Model of how PADI2 activity in BMMSCs directly contributes to malignant plasma cell phenotype in patients with MGUS and MM. PADI2 citrullinates histone H3 at residue R26 within the promoter region of the IL-6 gene, which increases its expression and secretion. IL-6 can then mediates its effects on other cells within the bone marrow, including the malignant plasma cells, which become more resistant to chemotherapeutic agents, such as bortezomib.

Discussion

MM is an incurable disease that arises from the pre-malignant condition MGUS, present in the bone marrow of up to 7.5% of the elderly population.1, 41, 42 With increasing life expectancies and the resulting shift in the demographics of most developed countries, this disease represents a significant clinical challenge. Although it is now clear that the BM microenvironment is transformed in patients with MM, there are few data concerning the nature of the MGUS microenvironment.
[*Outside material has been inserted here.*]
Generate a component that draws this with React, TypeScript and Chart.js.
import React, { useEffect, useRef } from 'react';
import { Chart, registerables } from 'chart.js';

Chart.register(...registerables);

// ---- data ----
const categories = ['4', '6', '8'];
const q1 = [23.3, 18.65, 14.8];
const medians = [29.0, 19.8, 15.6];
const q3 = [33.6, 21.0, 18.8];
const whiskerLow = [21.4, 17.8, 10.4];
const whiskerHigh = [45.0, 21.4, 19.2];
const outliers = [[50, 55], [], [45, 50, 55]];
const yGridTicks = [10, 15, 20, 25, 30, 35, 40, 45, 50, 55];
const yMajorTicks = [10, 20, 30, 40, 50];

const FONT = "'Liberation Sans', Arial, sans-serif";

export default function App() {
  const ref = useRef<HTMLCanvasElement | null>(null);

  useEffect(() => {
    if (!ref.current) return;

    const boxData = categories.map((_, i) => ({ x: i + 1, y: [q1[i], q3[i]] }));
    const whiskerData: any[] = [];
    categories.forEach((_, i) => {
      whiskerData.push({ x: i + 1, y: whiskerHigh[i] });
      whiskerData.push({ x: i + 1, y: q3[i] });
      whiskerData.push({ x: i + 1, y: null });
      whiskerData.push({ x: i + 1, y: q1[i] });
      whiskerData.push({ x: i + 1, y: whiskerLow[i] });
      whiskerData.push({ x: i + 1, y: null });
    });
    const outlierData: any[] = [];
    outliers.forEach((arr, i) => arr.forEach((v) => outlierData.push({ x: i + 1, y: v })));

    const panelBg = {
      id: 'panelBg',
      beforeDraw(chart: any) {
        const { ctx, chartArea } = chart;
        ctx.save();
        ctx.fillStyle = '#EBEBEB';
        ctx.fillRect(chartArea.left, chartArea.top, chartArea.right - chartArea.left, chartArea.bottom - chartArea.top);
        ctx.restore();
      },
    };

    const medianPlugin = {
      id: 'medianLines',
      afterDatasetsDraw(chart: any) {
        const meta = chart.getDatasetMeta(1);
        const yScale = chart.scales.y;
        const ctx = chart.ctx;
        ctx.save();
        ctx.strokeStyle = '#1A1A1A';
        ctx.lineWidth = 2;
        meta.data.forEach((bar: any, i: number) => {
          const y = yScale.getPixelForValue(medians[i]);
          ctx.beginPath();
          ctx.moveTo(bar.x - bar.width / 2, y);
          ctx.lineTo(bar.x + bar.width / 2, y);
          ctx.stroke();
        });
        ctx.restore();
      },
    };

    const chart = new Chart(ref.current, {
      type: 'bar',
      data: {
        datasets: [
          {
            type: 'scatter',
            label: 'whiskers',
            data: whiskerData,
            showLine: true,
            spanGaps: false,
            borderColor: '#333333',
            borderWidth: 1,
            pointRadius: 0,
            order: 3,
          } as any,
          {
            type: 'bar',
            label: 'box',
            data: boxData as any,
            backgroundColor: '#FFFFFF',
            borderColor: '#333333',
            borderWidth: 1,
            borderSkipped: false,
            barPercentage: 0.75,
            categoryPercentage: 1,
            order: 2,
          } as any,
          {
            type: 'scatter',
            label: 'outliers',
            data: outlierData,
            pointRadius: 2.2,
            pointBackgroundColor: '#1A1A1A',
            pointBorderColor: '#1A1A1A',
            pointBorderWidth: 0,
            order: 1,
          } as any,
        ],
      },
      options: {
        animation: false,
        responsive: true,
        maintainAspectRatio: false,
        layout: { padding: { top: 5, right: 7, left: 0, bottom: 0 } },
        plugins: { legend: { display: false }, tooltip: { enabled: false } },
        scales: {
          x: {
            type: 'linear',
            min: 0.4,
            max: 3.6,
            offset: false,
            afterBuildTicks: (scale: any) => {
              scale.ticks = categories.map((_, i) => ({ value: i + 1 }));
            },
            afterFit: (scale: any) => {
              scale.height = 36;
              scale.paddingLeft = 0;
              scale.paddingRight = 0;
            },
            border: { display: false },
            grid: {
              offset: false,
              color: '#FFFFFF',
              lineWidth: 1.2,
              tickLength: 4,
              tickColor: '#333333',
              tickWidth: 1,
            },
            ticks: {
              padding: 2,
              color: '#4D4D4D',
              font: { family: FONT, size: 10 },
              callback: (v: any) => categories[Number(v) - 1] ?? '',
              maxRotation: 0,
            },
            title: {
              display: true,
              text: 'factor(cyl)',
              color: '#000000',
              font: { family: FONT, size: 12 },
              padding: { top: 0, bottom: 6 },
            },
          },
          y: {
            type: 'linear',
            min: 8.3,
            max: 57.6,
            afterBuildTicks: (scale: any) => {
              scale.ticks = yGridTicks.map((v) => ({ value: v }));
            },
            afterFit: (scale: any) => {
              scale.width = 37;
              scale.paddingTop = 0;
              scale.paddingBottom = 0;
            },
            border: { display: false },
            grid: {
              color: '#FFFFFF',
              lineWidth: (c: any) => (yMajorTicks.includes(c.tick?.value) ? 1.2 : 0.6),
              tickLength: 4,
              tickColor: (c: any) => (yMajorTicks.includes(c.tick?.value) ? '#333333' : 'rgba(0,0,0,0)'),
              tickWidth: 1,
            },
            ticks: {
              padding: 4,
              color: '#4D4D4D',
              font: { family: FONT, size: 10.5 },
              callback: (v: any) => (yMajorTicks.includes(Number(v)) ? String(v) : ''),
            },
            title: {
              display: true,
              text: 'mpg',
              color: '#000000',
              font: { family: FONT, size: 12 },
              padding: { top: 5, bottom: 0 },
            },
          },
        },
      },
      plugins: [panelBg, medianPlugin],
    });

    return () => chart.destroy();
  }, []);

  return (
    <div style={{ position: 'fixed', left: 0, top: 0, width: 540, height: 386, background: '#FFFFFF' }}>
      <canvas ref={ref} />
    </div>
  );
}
We demonstrate here that BMMSCs from patients with both MGUS and MM have a transformed transcriptome compared with those from healthy individuals, in agreement with previous results.7 Our data, alongside those of others and our previous metabolomic study35 highlight the significant similarities between the microenvironment of the BM in MGUS and MM, suggesting that transformation of the BM microenvironment is an early event in disease aetiology, raising the potential of interfering with this process in order to delay or prevent progression of patients with MGUS to MM. In addition, these data further highlight a need to identify those biological determinants in the BM that actually contribute to the progression of this disease: whether these are active drivers, or release of inhibitors of malignant progression.

Our data provide a mechanism by which IL-6 secretion is increased in BMMSCs of patients, which may contribute to treatment failure of bortezomib, a key therapeutic agent in MM treatment strategies. It is important to note, however, that anti-IL-6 therapy has not proven to be an efficacious agent in MM thus far, suggesting that targeting this signalling axis alone is likely to be insufficient to achieve clinical benefit.43 PADI2 may therefore represent a novel upstream target, as our data suggest that its activity increases expression of other central signalling networks between BMMSCs and myeloma cells, such as HGF-cMET and CXCL12-CXCR4 (Figure 4b). PADIs are a family of enzymes, of which PADI2 is becoming increasingly linked to a number of chronic diseases, including cancer,27, 44 rheumatoid arthritis,45 Alzheimer’s disease46 as well as autoimmune disease.47 Targets of the PADI enzymes include proteins with diverse functions such as extracellular matrix formation (for example, vimentin and myelin) and chromatin structure (histone H3).24 Importantly, as arginine citrullination is expected to be a relatively long-lived post-translational modification due to the absence of a characterised peptidylcitrullinine iminotransferase, these modifications may only be reversed through protein turnover. In the case of histone H3R26 citrullination within the IL-6 promoter, this suggests that the chromatin unwinding and activation induced by this modification may only be reversed through proliferation or histone eviction. It is also highly likely that a much larger number of pro-malignant transcripts are also modulated by the activity of PADI2. Indeed, a previous study of the effect of PADI2 on oestrogen receptor-mediated transcriptional regulation showed that it regulated over 200 transcripts in those conditions.27 Future work will focus on defining more of these targets in BMMSCs in order to determine the broader implications of PADI2 in the transformation of the healthy BM to that of MGUS/MM.

Therapeutic targeting of PADI2 may therefore represent a good (and early) therapeutic target in MGUS patients as well as those with MM, which may act by removing a significant proportion of the supportive signalling required by malignant plasma cells for survival and proliferation. Indeed, with the growing role for PADI2 in other chronic diseases, this enzyme may represent a novel therapeutic target in many pathological conditions.